By the time this letter is published it will be three weeks since the State of the Union Address delivered by President Donald Trump. I wanted to take my time replying to it so I could do some thorough research.  I found that there were three accurate statements in the speech and 12 claims that were inaccurate, exaggerated or lack context or data to back up the statement.  I got this information through multiple sources including Politifact (a nonpartisan group which for the past 20 years has been fact-checking members both parties for truthfulness) as well as Forbes and NPR.

So with 12 claims in the speech that were not accurate, I decided I would only focus on two.  Immigration and the tax cut.

Trump again demonized immigrants from Central America and Mexico who are coming here seeking asylum.  In his speeches he talks about specific crimes immigrants, states thousands of immigrants are committing crimes across the country.  Trump suggests that waves of immigrants equal more violence, but research doesn’t substantiate that message.  Research on immigrants and crime finds that immigrants are not more likely than U.S.-born individuals to take part in crime. Trump continues to stoke hate and violence against immigrants through his rhetoric.  Or maybe he is just satisfying his “white nationalist” allies.
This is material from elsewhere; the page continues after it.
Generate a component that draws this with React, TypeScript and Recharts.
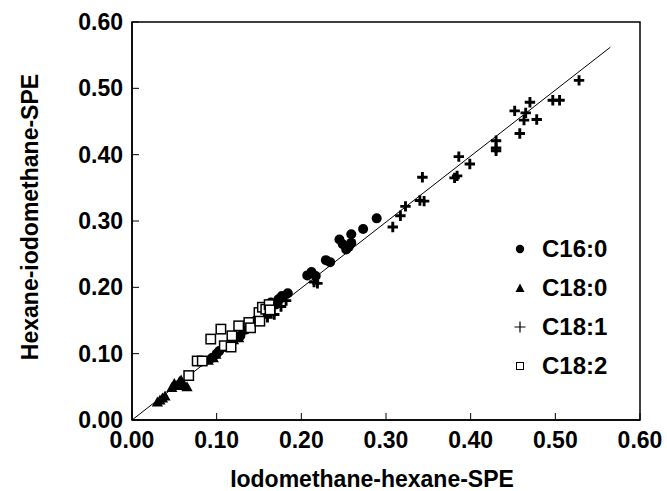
import React from 'react';
import {
  ScatterChart, Scatter, XAxis, YAxis, ReferenceArea, ReferenceLine, Legend,
} from 'recharts';

// ---- data ----
const C16_0 = [
  { x: 0.095, y: 0.094 }, { x: 0.100, y: 0.100 }, { x: 0.103, y: 0.104 }, { x: 0.110, y: 0.110 },
  { x: 0.118, y: 0.118 }, { x: 0.124, y: 0.125 }, { x: 0.128, y: 0.127 }, { x: 0.134, y: 0.136 },
  { x: 0.140, y: 0.145 }, { x: 0.146, y: 0.150 }, { x: 0.152, y: 0.156 }, { x: 0.160, y: 0.166 },
  { x: 0.164, y: 0.177 }, { x: 0.170, y: 0.174 }, { x: 0.173, y: 0.182 }, { x: 0.177, y: 0.187 },
  { x: 0.184, y: 0.191 }, { x: 0.207, y: 0.218 }, { x: 0.212, y: 0.223 }, { x: 0.217, y: 0.217 },
  { x: 0.229, y: 0.241 }, { x: 0.234, y: 0.238 }, { x: 0.245, y: 0.272 }, { x: 0.249, y: 0.265 },
  { x: 0.253, y: 0.257 }, { x: 0.259, y: 0.267 }, { x: 0.259, y: 0.280 }, { x: 0.256, y: 0.261 },
  { x: 0.273, y: 0.288 }, { x: 0.289, y: 0.304 },
];
const C18_0 = [
  { x: 0.030, y: 0.027 }, { x: 0.033, y: 0.030 }, { x: 0.036, y: 0.033 }, { x: 0.039, y: 0.036 },
  { x: 0.047, y: 0.049 }, { x: 0.050, y: 0.055 }, { x: 0.053, y: 0.052 }, { x: 0.056, y: 0.058 },
  { x: 0.059, y: 0.055 }, { x: 0.062, y: 0.052 }, { x: 0.065, y: 0.050 }, { x: 0.058, y: 0.060 },
  { x: 0.090, y: 0.090 }, { x: 0.096, y: 0.094 }, { x: 0.099, y: 0.099 }, { x: 0.120, y: 0.121 },
  { x: 0.126, y: 0.124 },
];
const C18_1 = [
  { x: 0.150, y: 0.150 }, { x: 0.160, y: 0.155 }, { x: 0.168, y: 0.159 }, { x: 0.176, y: 0.171 },
  { x: 0.182, y: 0.180 }, { x: 0.215, y: 0.208 }, { x: 0.219, y: 0.206 }, { x: 0.308, y: 0.291 },
  { x: 0.317, y: 0.308 }, { x: 0.323, y: 0.322 }, { x: 0.340, y: 0.331 }, { x: 0.345, y: 0.330 },
  { x: 0.343, y: 0.366 }, { x: 0.381, y: 0.365 }, { x: 0.384, y: 0.368 }, { x: 0.386, y: 0.397 },
  { x: 0.399, y: 0.386 }, { x: 0.430, y: 0.421 }, { x: 0.430, y: 0.410 }, { x: 0.430, y: 0.406 },
  { x: 0.458, y: 0.432 }, { x: 0.452, y: 0.466 }, { x: 0.465, y: 0.463 }, { x: 0.470, y: 0.479 },
  { x: 0.463, y: 0.452 }, { x: 0.478, y: 0.453 }, { x: 0.497, y: 0.482 }, { x: 0.505, y: 0.482 },
  { x: 0.528, y: 0.512 },
];
const C18_2 = [
  { x: 0.067, y: 0.067 }, { x: 0.077, y: 0.089 }, { x: 0.083, y: 0.089 }, { x: 0.093, y: 0.122 },
  { x: 0.105, y: 0.137 }, { x: 0.109, y: 0.112 }, { x: 0.117, y: 0.110 }, { x: 0.118, y: 0.127 },
  { x: 0.126, y: 0.142 }, { x: 0.138, y: 0.147 }, { x: 0.140, y: 0.139 }, { x: 0.150, y: 0.162 },
  { x: 0.151, y: 0.149 }, { x: 0.154, y: 0.170 }, { x: 0.158, y: 0.167 }, { x: 0.162, y: 0.174 },
  { x: 0.163, y: 0.166 },
];
const TICKS = [0, 0.1, 0.2, 0.3, 0.4, 0.5, 0.6];
const FIT_START = { x: 0, y: 0 };
const FIT_END = { x: 0.565, y: 0.562 };
const SERIES_NAMES = ['C16:0', 'C18:0', 'C18:1', 'C18:2'];
const X_TITLE = 'Iodomethane-hexane-SPE';
const Y_TITLE = 'Hexane-iodomethane-SPE';

const FONT = '"Liberation Sans", Arial, Helvetica, sans-serif';

// ---- marker shapes ----
const CircleShape = (p: any) => <circle cx={p.cx} cy={p.cy} r={5} fill="#000" />;
const TriangleShape = (p: any) => {
  const s = 5.6;
  return (
    <polygon
      points={`${p.cx},${p.cy - s} ${p.cx + s},${p.cy + s * 0.8} ${p.cx - s},${p.cy + s * 0.8}`}
      fill="#000"
    />
  );
};
const PlusShape = (p: any) => {
  const a = 5.2;
  return (
    <path
      d={`M${p.cx - a},${p.cy}H${p.cx + a}M${p.cx},${p.cy - a}V${p.cy + a}`}
      stroke="#000"
      strokeWidth={2.9}
      fill="none"
    />
  );
};
const SquareShape = (p: any) => (
  <rect x={p.cx - 4.7} y={p.cy - 4.7} width={9.4} height={9.4} fill="#fff" stroke="#000" strokeWidth={1.5} />
);

const legendIcon = (i: number) => {
  switch (i) {
    case 0:
      return <circle cx={8} cy={8} r={4.2} fill="#000" />;
    case 1:
      return <polygon points="8,3.5 12.5,12 3.5,12" fill="#000" />;
    case 2:
      return <path d="M2.5,8H13.5M8,2.5V13.5" stroke="#000" strokeWidth={1.2} fill="none" />;
    default:
      return <rect x={4.5} y={4.5} width={7} height={7} fill="#fff" stroke="#000" strokeWidth={1} />;
  }
};

const LegendContent = () => (
  <div style={{ fontFamily: FONT, fontWeight: 'bold', fontSize: 24, color: '#000' }}>
    {SERIES_NAMES.map((n, i) => (
      <div key={n} style={{ display: 'flex', alignItems: 'center', height: 39 }}>
        <svg width={16} height={16} style={{ marginRight: 14 }}>{legendIcon(i)}</svg>
        <span style={{ lineHeight: '39px' }}>{n}</span>
      </div>
    ))}
  </div>
);

const XTitle = (props: any) => {
  const vb = props.viewBox || { x: 132, width: 508 };
  return (
    <text
      x={vb.x + vb.width / 2 - 14}
      y={487}
      textAnchor="middle"
      fontFamily={FONT}
      fontWeight="bold"
      fontSize={23}
      fill="#000"
    >
      {X_TITLE}
    </text>
  );
};

const YTitle = (props: any) => {
  const vb = props.viewBox || { y: 22, height: 398 };
  const cy = vb.y + vb.height / 2 - 4;
  return (
    <text
      x={38}
      y={cy}
      transform={`rotate(-90, 38, ${cy})`}
      textAnchor="middle"
      fontFamily={FONT}
      fontWeight="bold"
      fontSize={23}
      fill="#000"
    >
      {Y_TITLE}
    </text>
  );
};

const tickStyle = { fontFamily: FONT, fontWeight: 'bold', fontSize: 23, fill: '#000' };

export default function App() {
  return (
    <div style={{ width: 667, height: 491, background: '#fff' }}>
      <style>{`body{margin:0;overflow:hidden;background:#fff}`}</style>
      <ScatterChart
        width={667}
        height={491}
        margin={{ top: 22, right: 27, left: 0, bottom: 0 }}
      >
        <XAxis
          type="number"
          dataKey="x"
          domain={[0, 0.6]}
          ticks={TICKS}
          tickFormatter={(v: number) => v.toFixed(2)}
          tickSize={-7}
          tickMargin={19}
          height={71}
          tick={tickStyle}
          axisLine={{ stroke: '#000', strokeWidth: 1.5 }}
          tickLine={{ stroke: '#000', strokeWidth: 1 }}
          allowDataOverflow
          label={(p: any) => <XTitle {...p} />}
        />
        <YAxis
          type="number"
          dataKey="y"
          domain={[0, 0.6]}
          ticks={TICKS}
          tickFormatter={(v: number) => v.toFixed(2)}
          tickSize={-7}
          tickMargin={16}
          width={132}
          tick={tickStyle}
          axisLine={{ stroke: '#000', strokeWidth: 1.5 }}
          tickLine={{ stroke: '#000', strokeWidth: 1 }}
          allowDataOverflow
          label={(p: any) => <YTitle {...p} />}
        />
        <ReferenceArea
          x1={0}
          x2={0.6}
          y1={0}
          y2={0.6}
          fill="none"
          fillOpacity={0}
          stroke="#000"
          strokeWidth={1.5}
        />
        <ReferenceLine
          segment={[FIT_START, FIT_END]}
          stroke="#000"
          strokeWidth={1}
        />
        <Scatter name="C16:0" data={C16_0} shape={CircleShape} isAnimationActive={false} />
        <Scatter name="C18:0" data={C18_0} shape={TriangleShape} isAnimationActive={false} />
        <Scatter name="C18:1" data={C18_1} shape={PlusShape} isAnimationActive={false} />
        <Scatter name="C18:2" data={C18_2} shape={SquareShape} isAnimationActive={false} />
        <Legend
          layout="horizontal"
          verticalAlign="middle"
          align="center"
          content={() => <LegendContent />}
          wrapperStyle={{ left: 512, top: 229, width: 140, height: 160 }}
        />
      </ScatterChart>
    </div>
  );
}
He also has said there is a crisis at the border and that is why we need a wall.  The only crisis is that of his own making. The administration has effectively shut down the asylum system and is violating both U.S. and international law.  The separation of children from their parents with no record of where the children were placed will go down as one of the darkest times in our history.

So what about the so called “middle class tax cut?”  Data shows that the majority of the money saved from the tax cut went to millionaires and billionaires, either in their individual taxes or the cuts in corporate taxes.

According to the nonpartisan Tax Policy Center, a person making between $40,000-$50,000 a year will see a decrease in taxes of $560 or 1.4 percent.  A person making $1 million will see a decrease in taxes of $60,600 or 3.3 percent.  The key here is the percentage.  Wealthy Americans are getting a larger decrease in percentage figures than the middle class.  As for the corporations who saw their tax rate go from 35 percent to 20 percent, instead of giving bonuses and pay raises, they spent that saving on buying back their own stock.  That was good for their investors, but less than half of Americans invest in stock, so they don’t see any advantage. 

What we were told was that these corporations would raise wages—well they haven’t.   Trump said in his speech that wages are rising at the fastest pace in decades. Not true: The average increase in wages in 2018 was 2.1 percent.  For someone making $10 an hour, that means their hourly rate goes up to $10.21.

There is a great deal of flap right now because people are not getting the refunds they got last year.  That is because the Trump administration ordered the IRS to change withholding (the amount your employer takes out of your check) for 2018 so it would appear in January of 2018 when we got our first paycheck after the law passed, that taxpayers were getting a bigger tax cut than they actually were.  Because of that, when they filed this year, their refund was much less!

Lies and deception—what Trump does best.  Hope we survive the next 22 months!